PROVIDED MATERIAL:

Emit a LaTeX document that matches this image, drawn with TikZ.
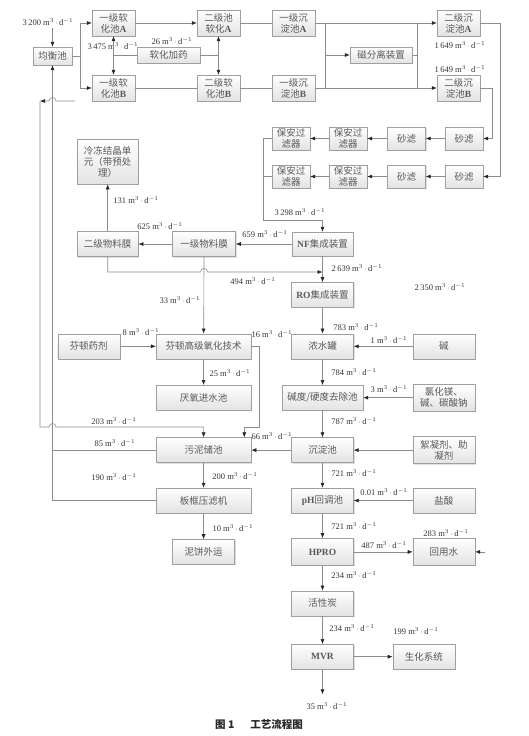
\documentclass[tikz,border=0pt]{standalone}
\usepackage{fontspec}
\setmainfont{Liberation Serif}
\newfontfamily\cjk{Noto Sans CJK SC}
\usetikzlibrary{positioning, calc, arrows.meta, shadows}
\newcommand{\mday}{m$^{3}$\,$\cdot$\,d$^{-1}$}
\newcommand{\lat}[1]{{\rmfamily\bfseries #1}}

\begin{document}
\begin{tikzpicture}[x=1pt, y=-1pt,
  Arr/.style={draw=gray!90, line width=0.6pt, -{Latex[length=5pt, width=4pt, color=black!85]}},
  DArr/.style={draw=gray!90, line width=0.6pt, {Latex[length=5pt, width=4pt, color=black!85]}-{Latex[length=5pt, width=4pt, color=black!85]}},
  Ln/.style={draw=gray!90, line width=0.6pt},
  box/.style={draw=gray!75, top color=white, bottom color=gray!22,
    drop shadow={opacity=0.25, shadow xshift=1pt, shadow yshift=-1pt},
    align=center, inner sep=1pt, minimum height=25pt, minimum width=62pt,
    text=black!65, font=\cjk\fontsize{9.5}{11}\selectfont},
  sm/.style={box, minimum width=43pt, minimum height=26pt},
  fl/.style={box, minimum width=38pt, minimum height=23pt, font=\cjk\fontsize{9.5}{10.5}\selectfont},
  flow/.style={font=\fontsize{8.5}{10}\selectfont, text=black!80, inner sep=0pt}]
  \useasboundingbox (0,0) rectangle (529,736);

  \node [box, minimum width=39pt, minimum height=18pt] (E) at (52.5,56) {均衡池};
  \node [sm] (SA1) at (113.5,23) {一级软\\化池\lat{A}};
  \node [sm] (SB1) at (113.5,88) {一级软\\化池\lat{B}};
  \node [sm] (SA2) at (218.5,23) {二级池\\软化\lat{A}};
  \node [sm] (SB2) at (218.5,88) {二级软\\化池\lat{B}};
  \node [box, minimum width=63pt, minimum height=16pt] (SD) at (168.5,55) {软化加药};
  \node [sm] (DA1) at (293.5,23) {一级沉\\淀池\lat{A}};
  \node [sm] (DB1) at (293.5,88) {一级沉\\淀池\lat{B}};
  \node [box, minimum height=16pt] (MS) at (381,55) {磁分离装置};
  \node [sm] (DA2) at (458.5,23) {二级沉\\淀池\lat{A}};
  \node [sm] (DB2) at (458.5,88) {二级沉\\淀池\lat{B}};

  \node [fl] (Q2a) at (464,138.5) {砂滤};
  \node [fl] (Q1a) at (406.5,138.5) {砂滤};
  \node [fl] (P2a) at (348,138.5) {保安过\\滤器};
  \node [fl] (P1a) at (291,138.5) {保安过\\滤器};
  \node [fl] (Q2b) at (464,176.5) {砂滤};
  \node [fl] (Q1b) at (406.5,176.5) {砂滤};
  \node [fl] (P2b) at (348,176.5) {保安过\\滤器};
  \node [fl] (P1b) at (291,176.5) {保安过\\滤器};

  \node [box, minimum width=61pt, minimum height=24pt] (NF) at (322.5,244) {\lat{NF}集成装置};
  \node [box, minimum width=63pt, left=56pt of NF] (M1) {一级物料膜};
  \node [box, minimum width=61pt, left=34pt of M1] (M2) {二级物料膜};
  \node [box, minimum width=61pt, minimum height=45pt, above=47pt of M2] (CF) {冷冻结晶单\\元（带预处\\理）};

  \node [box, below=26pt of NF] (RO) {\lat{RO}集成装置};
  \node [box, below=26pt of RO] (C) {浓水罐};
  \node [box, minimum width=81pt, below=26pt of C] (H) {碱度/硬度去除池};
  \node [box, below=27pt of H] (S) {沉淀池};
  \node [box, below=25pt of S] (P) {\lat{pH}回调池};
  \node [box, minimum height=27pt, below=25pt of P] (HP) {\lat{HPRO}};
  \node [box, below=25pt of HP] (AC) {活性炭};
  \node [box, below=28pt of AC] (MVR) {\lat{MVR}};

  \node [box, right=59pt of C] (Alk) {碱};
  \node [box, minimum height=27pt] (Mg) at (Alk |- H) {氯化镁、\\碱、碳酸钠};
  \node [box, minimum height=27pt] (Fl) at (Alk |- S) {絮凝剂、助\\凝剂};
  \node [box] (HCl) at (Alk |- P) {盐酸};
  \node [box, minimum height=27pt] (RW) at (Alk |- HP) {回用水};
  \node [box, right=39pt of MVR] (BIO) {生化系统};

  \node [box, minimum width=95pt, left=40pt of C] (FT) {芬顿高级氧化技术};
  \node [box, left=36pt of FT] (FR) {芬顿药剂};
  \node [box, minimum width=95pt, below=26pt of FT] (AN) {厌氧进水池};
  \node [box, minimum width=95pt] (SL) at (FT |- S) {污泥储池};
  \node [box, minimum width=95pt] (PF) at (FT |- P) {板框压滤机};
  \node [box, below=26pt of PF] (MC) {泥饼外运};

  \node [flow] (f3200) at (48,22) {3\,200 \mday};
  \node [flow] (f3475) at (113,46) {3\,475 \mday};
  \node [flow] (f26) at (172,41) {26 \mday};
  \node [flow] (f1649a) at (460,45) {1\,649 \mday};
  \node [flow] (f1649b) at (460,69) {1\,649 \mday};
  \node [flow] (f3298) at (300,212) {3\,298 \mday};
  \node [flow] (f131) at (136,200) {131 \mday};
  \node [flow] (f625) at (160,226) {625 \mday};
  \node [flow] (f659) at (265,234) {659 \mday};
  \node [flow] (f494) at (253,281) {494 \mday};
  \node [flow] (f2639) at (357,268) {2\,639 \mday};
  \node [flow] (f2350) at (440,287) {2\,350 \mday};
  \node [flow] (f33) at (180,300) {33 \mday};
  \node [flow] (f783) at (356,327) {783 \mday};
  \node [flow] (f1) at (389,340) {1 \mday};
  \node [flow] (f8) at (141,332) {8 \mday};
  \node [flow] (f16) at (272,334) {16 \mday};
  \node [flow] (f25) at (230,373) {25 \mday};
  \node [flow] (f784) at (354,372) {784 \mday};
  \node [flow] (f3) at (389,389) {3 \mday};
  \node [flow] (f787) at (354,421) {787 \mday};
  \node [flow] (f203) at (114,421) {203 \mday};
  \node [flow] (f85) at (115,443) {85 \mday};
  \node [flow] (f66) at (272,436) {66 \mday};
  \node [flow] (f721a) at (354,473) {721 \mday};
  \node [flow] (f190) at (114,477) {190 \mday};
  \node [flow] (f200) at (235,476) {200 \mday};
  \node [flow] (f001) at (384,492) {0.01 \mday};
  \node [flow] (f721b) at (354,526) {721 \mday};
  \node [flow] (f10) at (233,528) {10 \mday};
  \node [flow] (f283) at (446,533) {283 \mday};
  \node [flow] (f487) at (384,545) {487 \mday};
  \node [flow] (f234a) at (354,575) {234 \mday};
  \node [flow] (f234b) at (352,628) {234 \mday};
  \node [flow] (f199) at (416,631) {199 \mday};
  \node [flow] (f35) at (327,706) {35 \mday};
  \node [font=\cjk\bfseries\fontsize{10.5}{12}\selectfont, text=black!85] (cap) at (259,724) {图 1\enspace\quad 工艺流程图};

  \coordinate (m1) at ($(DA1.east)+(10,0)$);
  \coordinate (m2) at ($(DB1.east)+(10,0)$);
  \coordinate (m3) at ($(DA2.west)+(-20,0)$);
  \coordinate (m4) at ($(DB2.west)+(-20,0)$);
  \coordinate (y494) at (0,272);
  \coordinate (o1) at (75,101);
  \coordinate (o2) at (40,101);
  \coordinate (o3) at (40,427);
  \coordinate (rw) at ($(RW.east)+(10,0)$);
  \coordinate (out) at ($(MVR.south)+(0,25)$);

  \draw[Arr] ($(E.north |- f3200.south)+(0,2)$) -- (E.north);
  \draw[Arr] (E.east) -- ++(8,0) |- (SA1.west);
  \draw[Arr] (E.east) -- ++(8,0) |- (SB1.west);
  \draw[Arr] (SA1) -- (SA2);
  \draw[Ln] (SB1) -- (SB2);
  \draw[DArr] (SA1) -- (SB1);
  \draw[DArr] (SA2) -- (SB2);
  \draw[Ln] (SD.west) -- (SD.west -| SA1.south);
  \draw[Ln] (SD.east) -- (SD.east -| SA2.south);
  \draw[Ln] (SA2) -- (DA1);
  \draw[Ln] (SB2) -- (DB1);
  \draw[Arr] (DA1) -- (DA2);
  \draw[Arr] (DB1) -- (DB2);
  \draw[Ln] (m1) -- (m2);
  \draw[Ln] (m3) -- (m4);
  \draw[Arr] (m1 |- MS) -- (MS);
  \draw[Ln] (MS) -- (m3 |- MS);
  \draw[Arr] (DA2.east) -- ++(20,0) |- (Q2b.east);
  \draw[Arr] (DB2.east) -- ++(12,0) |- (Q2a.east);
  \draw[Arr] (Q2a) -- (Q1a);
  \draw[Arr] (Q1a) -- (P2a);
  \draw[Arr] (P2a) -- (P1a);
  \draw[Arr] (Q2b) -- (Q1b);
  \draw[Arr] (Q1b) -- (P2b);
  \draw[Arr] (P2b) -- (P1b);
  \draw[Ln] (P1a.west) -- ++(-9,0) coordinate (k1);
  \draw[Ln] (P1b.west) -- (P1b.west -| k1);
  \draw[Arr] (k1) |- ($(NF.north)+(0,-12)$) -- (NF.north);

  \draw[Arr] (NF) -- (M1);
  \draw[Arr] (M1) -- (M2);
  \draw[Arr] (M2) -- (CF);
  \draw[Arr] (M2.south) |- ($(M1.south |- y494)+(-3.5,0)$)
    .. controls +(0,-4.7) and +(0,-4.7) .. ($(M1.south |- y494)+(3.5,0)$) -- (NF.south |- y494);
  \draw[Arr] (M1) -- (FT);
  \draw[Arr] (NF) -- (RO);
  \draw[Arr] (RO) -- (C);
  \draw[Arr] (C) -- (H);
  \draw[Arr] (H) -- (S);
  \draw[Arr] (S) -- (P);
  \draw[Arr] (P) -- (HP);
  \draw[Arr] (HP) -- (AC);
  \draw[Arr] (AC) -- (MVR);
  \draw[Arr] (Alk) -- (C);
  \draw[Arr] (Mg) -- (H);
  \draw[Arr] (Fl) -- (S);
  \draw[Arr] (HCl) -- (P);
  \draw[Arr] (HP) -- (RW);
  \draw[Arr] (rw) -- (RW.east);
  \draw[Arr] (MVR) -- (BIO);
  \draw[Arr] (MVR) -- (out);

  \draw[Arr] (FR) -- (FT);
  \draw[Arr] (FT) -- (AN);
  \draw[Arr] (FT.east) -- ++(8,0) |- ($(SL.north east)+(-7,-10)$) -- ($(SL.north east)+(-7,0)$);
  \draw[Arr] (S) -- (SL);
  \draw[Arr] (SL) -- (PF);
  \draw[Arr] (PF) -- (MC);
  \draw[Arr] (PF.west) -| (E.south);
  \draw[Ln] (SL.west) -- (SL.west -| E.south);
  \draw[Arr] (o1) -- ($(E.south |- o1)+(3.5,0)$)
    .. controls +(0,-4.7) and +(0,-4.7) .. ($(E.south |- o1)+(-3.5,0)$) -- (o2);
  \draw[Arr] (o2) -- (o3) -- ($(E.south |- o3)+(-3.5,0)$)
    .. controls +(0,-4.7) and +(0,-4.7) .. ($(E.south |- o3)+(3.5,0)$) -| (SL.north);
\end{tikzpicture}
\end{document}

SHORT TASK:
From the first line above through the line containing "[fl] (P1b) at", copy everything exactly, without the pictures.

ANSWER BELOW:
Emit a LaTeX document that matches this image, drawn with TikZ.
\documentclass[tikz,border=0pt]{standalone}
\usepackage{fontspec}
\setmainfont{Liberation Serif}
\newfontfamily\cjk{Noto Sans CJK SC}
\usetikzlibrary{positioning, calc, arrows.meta, shadows}
\newcommand{\mday}{m$^{3}$\,$\cdot$\,d$^{-1}$}
\newcommand{\lat}[1]{{\rmfamily\bfseries #1}}

\begin{document}
\begin{tikzpicture}[x=1pt, y=-1pt,
  Arr/.style={draw=gray!90, line width=0.6pt, -{Latex[length=5pt, width=4pt, color=black!85]}},
  DArr/.style={draw=gray!90, line width=0.6pt, {Latex[length=5pt, width=4pt, color=black!85]}-{Latex[length=5pt, width=4pt, color=black!85]}},
  Ln/.style={draw=gray!90, line width=0.6pt},
  box/.style={draw=gray!75, top color=white, bottom color=gray!22,
    drop shadow={opacity=0.25, shadow xshift=1pt, shadow yshift=-1pt},
    align=center, inner sep=1pt, minimum height=25pt, minimum width=62pt,
    text=black!65, font=\cjk\fontsize{9.5}{11}\selectfont},
  sm/.style={box, minimum width=43pt, minimum height=26pt},
  fl/.style={box, minimum width=38pt, minimum height=23pt, font=\cjk\fontsize{9.5}{10.5}\selectfont},
  flow/.style={font=\fontsize{8.5}{10}\selectfont, text=black!80, inner sep=0pt}]
  \useasboundingbox (0,0) rectangle (529,736);

  \node [box, minimum width=39pt, minimum height=18pt] (E) at (52.5,56) {均衡池};
  \node [sm] (SA1) at (113.5,23) {一级软\\化池\lat{A}};
  \node [sm] (SB1) at (113.5,88) {一级软\\化池\lat{B}};
  \node [sm] (SA2) at (218.5,23) {二级池\\软化\lat{A}};
  \node [sm] (SB2) at (218.5,88) {二级软\\化池\lat{B}};
  \node [box, minimum width=63pt, minimum height=16pt] (SD) at (168.5,55) {软化加药};
  \node [sm] (DA1) at (293.5,23) {一级沉\\淀池\lat{A}};
  \node [sm] (DB1) at (293.5,88) {一级沉\\淀池\lat{B}};
  \node [box, minimum height=16pt] (MS) at (381,55) {磁分离装置};
  \node [sm] (DA2) at (458.5,23) {二级沉\\淀池\lat{A}};
  \node [sm] (DB2) at (458.5,88) {二级沉\\淀池\lat{B}};

  \node [fl] (Q2a) at (464,138.5) {砂滤};
  \node [fl] (Q1a) at (406.5,138.5) {砂滤};
  \node [fl] (P2a) at (348,138.5) {保安过\\滤器};
  \node [fl] (P1a) at (291,138.5) {保安过\\滤器};
  \node [fl] (Q2b) at (464,176.5) {砂滤};
  \node [fl] (Q1b) at (406.5,176.5) {砂滤};
  \node [fl] (P2b) at (348,176.5) {保安过\\滤器};
  \node [fl] (P1b) at (291,176.5) {保安过\\滤器};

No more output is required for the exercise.